Lasciamo la città, la nostra prossima destinazione è Jebleh a una ventina di chilometri da Latakia, sede di una base dell’aeronautica russa. Qui la furia del terremoto ha causato il crollo di 39 edifici e 314 vittime, mentre in tutta la provincia sono 805 le persone uccise dal cataclisma.

FOTO - Marzo 2023 - A Jebleh, 20 km da Latakia (Siria)
FOTO – Marzo 2023, A Jebleh, 20 km da Latakia (Siria)

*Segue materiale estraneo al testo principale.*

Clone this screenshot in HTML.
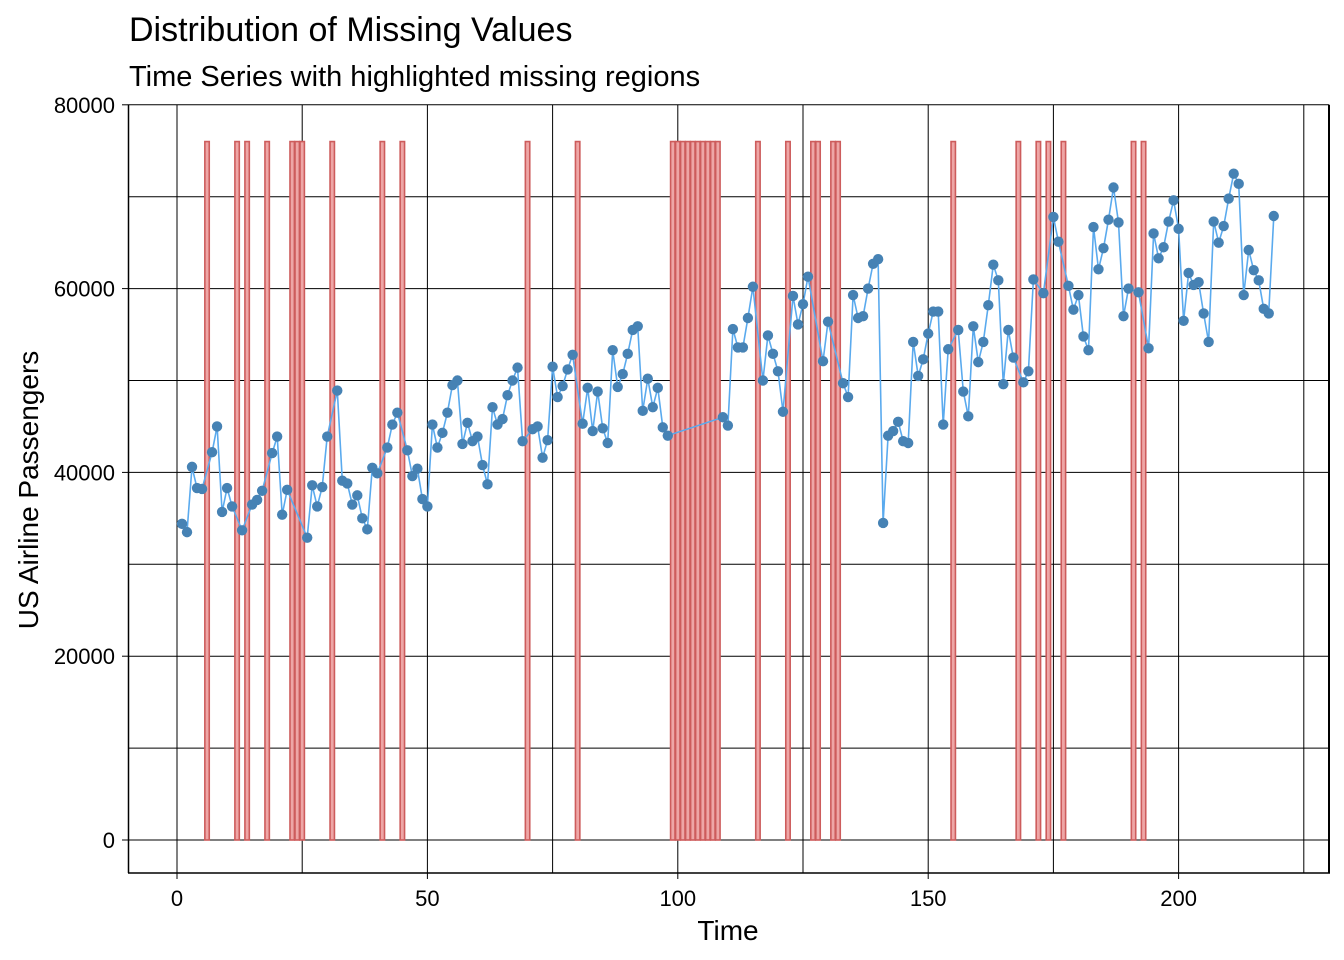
<!DOCTYPE html>
<html><head><meta charset="utf-8"><style>
body{margin:0;background:#fff;}
svg{display:block;font-family:"Liberation Sans",Arial,sans-serif;}
</style></head><body>
<svg id="chart" width="1344" height="960">
<text x="129" y="41" font-size="34" fill="#000">Distribution of Missing Values</text>
<text x="129" y="86" font-size="29" fill="#000">Time Series with highlighted missing regions</text>
<g id="grid"></g><g id="bars"></g><g id="series"></g><g id="axes"></g>
<text x="728" y="940" font-size="28" text-anchor="middle">Time</text>
<text transform="translate(38,490) rotate(-90)" font-size="28" text-anchor="middle">US Airline Passengers</text>
</svg>
<script>
const missing=[6,12,14,18,23,24,25,31,41,45,70,80,99,100,101,102,103,104,105,106,107,108,116,122,127,128,131,132,155,168,172,174,177,191,193];
const values=[34400,33500,40600,38300,38200,null,42200,45000,35700,38300,36300,null,33700,null,36500,37000,38000,null,42100,43900,
35400,38100,null,null,null,32900,38600,36300,38400,43900,null,48900,39100,38800,36500,37500,35000,33800,40500,39900,
null,42700,45200,46500,null,42400,39600,40400,37100,36300,45200,42700,44300,46500,49500,50000,43100,45400,43400,43900,
40800,38700,47100,45200,45800,48400,50000,51400,43400,null,44700,45000,41600,43500,51500,48200,49400,51200,52800,null,
45300,49200,44500,48800,44800,43200,53300,49300,50700,52900,55500,55900,46700,50200,47100,49200,44900,44000,null,null,
null,null,null,null,null,null,null,null,46000,45100,55600,53600,53600,56800,60200,null,50000,54900,52900,51000,
46600,null,59200,56100,58300,61300,null,null,52100,56400,null,null,49700,48200,59300,56800,57000,60000,62700,63200,
34500,44000,44500,45500,43400,43200,54200,50500,52300,55100,57500,57500,45200,53400,null,55500,48800,46100,55900,52000,
54200,58200,62600,60900,49600,55500,52500,null,49800,51000,61000,null,59500,null,67800,65100,null,60300,57700,59300,
54800,53300,66700,62100,64400,67500,71000,67200,57000,60000,null,59600,null,53500,66000,63300,64500,67300,69600,66500,
56500,61700,60400,60700,57300,54200,67300,65000,66800,69800,72500,71400,59300,64200,62000,60900,57800,57300,67900];
const xTicks=[0,50,100,150,200];
const yTicks=[0,20000,40000,60000,80000];
const barTop=76000;
const NS="http://www.w3.org/2000/svg";
const X=t=>177+t*5.008, Y=v=>840-v*0.00919;
function mk(tag,at,parent){const e=document.createElementNS(NS,tag);for(const k in at)e.setAttribute(k,at[k]);parent.appendChild(e);return e;}
const grid=document.getElementById('grid'),bars=document.getElementById('bars'),ser=document.getElementById('series'),axes=document.getElementById('axes');
for(let v=0;v<=80000;v+=10000){const l=mk('line',{x1:128,x2:1329,y1:Y(v),y2:Y(v),stroke:'#000','stroke-width':1},grid);

}
for(let t=0;t<=225;t+=25){const l=mk('line',{x1:X(t),x2:X(t),y1:Y(80000),y2:873,stroke:'#000','stroke-width':1},grid);

}
missing.forEach(t=>{const r=mk('rect',{x:X(t)-2.2,y:Y(barTop),width:4.4,height:Y(0)-Y(barTop),fill:'#eea6a6',stroke:'#cd5c5c','stroke-width':1.6},bars);

});
let d='';values.forEach((v,i)=>{if(v!=null)d+=(d?'L':'M')+X(i+1).toFixed(1)+','+Y(v).toFixed(1);});
const p=mk('path',{d:d,fill:'none',stroke:'#5aaaee','stroke-width':1.6},ser);


values.forEach((v,i)=>{if(v==null)return;const c=mk('circle',{cx:X(i+1),cy:Y(v),r:5.2,fill:'#4682b4'},ser);

});
const la=mk('line',{x1:128.5,x2:128.5,y1:Y(80000),y2:873,stroke:'#000','stroke-width':1.5},axes);


const ba=mk('line',{x1:128,x2:1330,y1:873,y2:873,stroke:'#000','stroke-width':1.5},axes);


const ra=mk('line',{x1:1329,x2:1329,y1:Y(80000),y2:873,stroke:'#000','stroke-width':2},axes);


yTicks.forEach(v=>{const tk=mk('line',{x1:122,x2:128,y1:Y(v),y2:Y(v),stroke:'#000'},axes);


const tx=mk('text',{x:115,y:Y(v)+8,'font-size':22,'text-anchor':'end'},axes);tx.textContent=v;

});
xTicks.forEach(t=>{const tk=mk('line',{x1:X(t),x2:X(t),y1:873,y2:879,stroke:'#000'},axes);


const tx=mk('text',{x:X(t),y:906,'font-size':22,'text-anchor':'middle'},axes);tx.textContent=t;

});
</script>
</body></html>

«La maggior parte dei terremotati ha trovato ospitalità nelle scuole messe a disposizione dal ministero dell’Istruzione – chiarisce Jibran, responsabile di Terre del Hommes Italia a Latakia – ma dopo la seconda forte scossa, hanno preferito unirsi a chi non ha mai lasciato la strada». Samira è una di loro, la incontriamo davanti alle macerie del suo appartamento in un immobile di cinque piani. Piange e si dispera per la morte del nipotino di cinque anni, ci mostra una sua foto in compagnia del fratellino, che si è miracolosamente salvato, ma gli hanno dovuto amputare un braccio. Tutti qui vogliono raccontarti quello che hanno sopportato e il mantra è sempre lo stesso: «non ci bastavano i dodici anni di guerra, pure questa disgrazia doveva capitarci».